* begin *

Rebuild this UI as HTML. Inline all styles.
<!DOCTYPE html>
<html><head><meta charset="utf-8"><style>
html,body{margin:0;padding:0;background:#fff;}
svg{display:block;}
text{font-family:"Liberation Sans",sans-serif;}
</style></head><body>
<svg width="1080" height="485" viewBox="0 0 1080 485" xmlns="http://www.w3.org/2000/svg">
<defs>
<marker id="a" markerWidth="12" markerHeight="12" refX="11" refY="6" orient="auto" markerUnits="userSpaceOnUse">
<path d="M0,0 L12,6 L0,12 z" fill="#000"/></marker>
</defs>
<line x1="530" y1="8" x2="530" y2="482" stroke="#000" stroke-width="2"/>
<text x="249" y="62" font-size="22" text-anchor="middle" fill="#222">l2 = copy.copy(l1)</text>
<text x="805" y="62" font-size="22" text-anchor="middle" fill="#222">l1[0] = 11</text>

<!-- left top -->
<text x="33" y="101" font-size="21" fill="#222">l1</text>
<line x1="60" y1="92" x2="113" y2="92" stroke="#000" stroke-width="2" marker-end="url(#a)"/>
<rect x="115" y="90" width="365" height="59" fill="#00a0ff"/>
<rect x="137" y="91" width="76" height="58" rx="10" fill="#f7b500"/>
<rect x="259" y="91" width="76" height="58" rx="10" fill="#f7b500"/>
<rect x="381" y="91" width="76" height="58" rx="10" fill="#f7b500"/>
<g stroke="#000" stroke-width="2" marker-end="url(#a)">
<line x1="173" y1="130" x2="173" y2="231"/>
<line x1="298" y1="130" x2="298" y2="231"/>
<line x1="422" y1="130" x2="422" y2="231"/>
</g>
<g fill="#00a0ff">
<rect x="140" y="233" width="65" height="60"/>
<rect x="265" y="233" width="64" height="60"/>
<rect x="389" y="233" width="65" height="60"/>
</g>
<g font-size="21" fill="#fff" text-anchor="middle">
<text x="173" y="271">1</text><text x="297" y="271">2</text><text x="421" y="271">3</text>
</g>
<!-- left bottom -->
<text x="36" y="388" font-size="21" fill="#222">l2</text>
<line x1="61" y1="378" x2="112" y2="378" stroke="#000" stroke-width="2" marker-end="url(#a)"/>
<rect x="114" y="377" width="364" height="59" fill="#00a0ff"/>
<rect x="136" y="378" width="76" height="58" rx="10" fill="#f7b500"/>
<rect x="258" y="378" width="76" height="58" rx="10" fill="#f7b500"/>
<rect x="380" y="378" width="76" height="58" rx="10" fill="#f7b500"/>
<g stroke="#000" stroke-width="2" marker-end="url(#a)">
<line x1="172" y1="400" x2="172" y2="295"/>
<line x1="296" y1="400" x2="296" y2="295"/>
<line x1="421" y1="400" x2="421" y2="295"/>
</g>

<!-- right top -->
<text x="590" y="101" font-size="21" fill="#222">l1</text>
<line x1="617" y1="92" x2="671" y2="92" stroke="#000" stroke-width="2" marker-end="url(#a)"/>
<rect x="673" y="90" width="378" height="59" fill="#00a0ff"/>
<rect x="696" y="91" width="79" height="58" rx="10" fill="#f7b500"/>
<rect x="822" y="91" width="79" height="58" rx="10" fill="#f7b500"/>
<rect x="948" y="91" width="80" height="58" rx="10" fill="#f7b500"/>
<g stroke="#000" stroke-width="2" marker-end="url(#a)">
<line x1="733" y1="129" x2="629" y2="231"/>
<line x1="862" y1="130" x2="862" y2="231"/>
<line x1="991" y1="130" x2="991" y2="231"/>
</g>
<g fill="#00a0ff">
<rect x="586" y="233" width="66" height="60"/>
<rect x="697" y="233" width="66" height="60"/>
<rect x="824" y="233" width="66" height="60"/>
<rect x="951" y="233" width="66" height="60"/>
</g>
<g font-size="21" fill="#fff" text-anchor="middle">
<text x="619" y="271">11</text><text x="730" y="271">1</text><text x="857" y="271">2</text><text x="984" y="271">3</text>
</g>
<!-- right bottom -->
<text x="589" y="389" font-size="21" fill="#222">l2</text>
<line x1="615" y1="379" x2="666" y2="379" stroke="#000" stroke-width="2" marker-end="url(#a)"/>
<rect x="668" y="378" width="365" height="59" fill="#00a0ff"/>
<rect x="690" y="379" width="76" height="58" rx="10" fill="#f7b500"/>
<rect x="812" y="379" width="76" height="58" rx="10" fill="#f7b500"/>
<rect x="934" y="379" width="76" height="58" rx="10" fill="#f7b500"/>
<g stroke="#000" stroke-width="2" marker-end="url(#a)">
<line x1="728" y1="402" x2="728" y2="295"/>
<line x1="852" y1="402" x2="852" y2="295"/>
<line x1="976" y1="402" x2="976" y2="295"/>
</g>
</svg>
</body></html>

* end *
* begin *

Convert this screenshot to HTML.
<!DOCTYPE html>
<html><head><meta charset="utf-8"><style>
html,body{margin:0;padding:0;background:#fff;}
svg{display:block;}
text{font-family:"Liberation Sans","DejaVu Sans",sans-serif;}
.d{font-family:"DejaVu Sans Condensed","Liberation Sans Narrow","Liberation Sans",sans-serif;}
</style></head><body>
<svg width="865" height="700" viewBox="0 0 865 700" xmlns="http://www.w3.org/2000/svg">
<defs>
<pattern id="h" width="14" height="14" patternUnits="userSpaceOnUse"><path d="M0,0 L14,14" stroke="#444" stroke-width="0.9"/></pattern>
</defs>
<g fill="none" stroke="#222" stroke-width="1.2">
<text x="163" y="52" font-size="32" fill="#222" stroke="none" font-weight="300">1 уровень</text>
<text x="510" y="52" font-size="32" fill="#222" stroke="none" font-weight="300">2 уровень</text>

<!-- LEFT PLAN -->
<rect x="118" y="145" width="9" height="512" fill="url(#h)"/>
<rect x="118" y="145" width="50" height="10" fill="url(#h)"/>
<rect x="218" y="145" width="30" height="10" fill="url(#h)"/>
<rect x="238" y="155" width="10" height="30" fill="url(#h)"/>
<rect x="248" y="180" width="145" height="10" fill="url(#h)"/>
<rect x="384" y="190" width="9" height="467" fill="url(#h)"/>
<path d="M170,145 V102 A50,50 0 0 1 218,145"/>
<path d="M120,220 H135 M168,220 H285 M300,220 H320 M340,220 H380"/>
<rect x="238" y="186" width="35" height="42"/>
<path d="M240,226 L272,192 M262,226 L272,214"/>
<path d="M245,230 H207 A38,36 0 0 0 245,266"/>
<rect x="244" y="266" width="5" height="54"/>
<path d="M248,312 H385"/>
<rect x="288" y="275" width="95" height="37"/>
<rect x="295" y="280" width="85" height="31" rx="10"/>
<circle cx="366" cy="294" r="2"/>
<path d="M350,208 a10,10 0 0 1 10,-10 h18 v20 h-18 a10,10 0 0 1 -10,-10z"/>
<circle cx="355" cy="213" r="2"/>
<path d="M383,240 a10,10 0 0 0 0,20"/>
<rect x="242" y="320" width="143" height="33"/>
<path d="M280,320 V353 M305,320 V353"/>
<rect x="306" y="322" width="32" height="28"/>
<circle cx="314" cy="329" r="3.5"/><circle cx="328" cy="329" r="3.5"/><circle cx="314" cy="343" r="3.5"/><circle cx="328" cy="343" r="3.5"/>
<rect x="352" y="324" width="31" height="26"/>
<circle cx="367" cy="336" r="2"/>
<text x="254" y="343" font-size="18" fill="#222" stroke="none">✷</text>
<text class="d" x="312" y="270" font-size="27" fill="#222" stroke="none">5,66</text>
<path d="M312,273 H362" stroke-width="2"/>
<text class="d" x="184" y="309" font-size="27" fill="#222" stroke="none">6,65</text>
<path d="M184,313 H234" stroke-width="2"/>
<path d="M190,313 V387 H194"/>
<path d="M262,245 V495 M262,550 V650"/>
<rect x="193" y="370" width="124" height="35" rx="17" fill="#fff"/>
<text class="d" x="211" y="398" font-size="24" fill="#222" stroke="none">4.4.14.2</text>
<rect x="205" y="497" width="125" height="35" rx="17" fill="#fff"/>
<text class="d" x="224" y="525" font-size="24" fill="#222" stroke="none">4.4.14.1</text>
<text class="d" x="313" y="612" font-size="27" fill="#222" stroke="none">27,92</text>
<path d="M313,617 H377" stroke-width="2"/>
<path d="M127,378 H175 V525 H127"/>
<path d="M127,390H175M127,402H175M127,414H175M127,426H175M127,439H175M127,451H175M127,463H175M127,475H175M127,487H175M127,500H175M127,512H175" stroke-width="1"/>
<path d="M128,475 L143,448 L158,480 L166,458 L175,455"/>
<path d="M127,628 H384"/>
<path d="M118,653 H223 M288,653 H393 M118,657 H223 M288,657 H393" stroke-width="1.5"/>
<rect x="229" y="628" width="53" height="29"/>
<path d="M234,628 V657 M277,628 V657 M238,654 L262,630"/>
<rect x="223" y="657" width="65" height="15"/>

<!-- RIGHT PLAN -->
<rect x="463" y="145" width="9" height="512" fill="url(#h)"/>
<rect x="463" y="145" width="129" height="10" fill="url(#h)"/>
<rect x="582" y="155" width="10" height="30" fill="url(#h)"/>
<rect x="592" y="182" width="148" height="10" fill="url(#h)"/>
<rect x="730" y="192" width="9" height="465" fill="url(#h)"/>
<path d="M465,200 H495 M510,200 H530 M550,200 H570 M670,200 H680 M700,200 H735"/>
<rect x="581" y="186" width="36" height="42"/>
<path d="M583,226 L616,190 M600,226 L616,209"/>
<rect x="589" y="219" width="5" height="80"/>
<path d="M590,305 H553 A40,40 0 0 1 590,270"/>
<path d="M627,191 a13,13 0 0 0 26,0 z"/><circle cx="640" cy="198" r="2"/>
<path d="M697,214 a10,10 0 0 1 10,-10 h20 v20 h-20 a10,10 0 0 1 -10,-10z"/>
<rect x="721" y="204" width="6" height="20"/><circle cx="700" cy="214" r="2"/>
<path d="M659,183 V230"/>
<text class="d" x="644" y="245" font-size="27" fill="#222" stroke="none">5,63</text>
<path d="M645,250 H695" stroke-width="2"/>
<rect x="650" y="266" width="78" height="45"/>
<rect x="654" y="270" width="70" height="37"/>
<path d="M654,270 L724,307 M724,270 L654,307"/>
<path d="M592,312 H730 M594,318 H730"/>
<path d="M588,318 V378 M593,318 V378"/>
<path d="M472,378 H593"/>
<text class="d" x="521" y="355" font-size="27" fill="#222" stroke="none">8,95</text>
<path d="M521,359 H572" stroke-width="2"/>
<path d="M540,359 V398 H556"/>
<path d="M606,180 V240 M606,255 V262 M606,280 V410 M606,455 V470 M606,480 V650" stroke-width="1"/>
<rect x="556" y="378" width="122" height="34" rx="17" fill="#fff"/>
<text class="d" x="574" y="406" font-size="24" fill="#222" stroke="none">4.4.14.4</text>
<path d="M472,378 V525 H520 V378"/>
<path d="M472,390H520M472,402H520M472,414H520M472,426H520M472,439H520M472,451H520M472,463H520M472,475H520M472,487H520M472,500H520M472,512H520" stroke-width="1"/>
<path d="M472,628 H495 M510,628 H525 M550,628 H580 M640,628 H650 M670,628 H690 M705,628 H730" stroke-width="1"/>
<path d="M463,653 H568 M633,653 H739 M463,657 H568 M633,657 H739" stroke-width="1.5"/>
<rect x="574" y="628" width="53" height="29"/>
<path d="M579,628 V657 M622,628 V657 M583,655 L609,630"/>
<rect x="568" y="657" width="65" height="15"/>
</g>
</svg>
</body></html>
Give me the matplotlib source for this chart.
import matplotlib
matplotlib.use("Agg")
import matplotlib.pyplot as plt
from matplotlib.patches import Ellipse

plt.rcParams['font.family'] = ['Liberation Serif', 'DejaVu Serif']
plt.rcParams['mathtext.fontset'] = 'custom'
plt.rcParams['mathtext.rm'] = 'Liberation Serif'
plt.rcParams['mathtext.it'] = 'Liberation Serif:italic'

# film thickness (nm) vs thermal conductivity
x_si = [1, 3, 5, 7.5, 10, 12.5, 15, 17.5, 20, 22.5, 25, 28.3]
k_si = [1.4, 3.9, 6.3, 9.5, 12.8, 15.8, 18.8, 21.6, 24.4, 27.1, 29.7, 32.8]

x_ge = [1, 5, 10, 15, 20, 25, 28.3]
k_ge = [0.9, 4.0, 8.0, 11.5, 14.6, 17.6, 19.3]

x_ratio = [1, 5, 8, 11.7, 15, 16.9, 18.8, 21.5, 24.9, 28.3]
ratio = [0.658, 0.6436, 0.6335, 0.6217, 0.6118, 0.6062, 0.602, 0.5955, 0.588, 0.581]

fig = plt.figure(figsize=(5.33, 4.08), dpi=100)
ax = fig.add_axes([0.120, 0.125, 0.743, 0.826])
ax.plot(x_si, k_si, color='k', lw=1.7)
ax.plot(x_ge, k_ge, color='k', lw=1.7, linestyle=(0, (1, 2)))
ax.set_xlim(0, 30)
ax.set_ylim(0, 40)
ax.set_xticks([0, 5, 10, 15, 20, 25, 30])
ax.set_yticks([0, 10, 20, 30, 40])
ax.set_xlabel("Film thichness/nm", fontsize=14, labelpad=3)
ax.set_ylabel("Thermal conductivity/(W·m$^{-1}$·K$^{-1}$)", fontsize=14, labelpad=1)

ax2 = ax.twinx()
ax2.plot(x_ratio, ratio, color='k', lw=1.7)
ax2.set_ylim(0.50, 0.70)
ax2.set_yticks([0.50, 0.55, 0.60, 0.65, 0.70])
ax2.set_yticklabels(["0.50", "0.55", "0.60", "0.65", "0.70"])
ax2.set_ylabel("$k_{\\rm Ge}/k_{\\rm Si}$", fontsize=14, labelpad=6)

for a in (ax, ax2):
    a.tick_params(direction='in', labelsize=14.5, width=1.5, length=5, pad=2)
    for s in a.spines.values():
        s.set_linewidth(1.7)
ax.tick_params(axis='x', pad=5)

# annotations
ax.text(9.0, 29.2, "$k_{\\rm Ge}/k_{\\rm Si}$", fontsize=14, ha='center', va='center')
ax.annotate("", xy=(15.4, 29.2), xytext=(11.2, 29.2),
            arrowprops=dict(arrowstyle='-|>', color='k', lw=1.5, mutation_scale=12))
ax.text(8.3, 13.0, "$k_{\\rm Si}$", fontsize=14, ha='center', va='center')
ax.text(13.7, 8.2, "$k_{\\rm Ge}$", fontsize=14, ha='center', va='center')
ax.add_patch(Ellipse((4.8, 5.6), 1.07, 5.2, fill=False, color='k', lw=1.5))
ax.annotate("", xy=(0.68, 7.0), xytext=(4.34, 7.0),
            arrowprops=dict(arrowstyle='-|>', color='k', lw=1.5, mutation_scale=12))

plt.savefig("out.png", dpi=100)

* end *
* begin *

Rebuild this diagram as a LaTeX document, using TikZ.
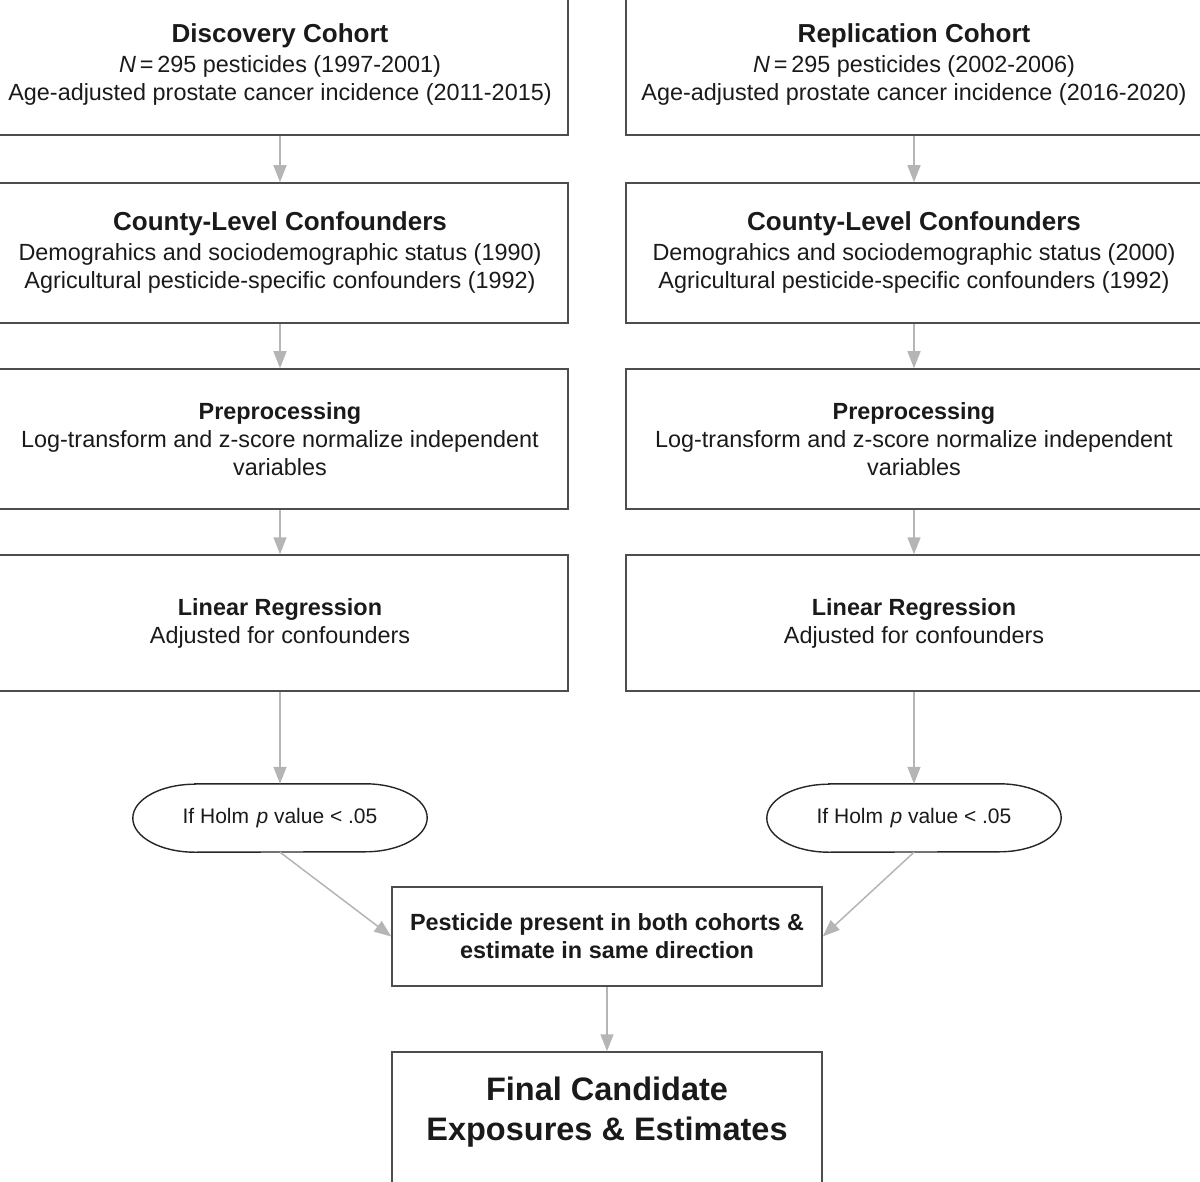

* end *

• WRITTEN REQUEST: Show all lines above holding "this".

• IN RESPONSE:
Rebuild this UI as HTML. Inline all styles.
Convert this screenshot to HTML.
Give me the matplotlib source for this chart.
Rebuild this diagram as a LaTeX document, using TikZ.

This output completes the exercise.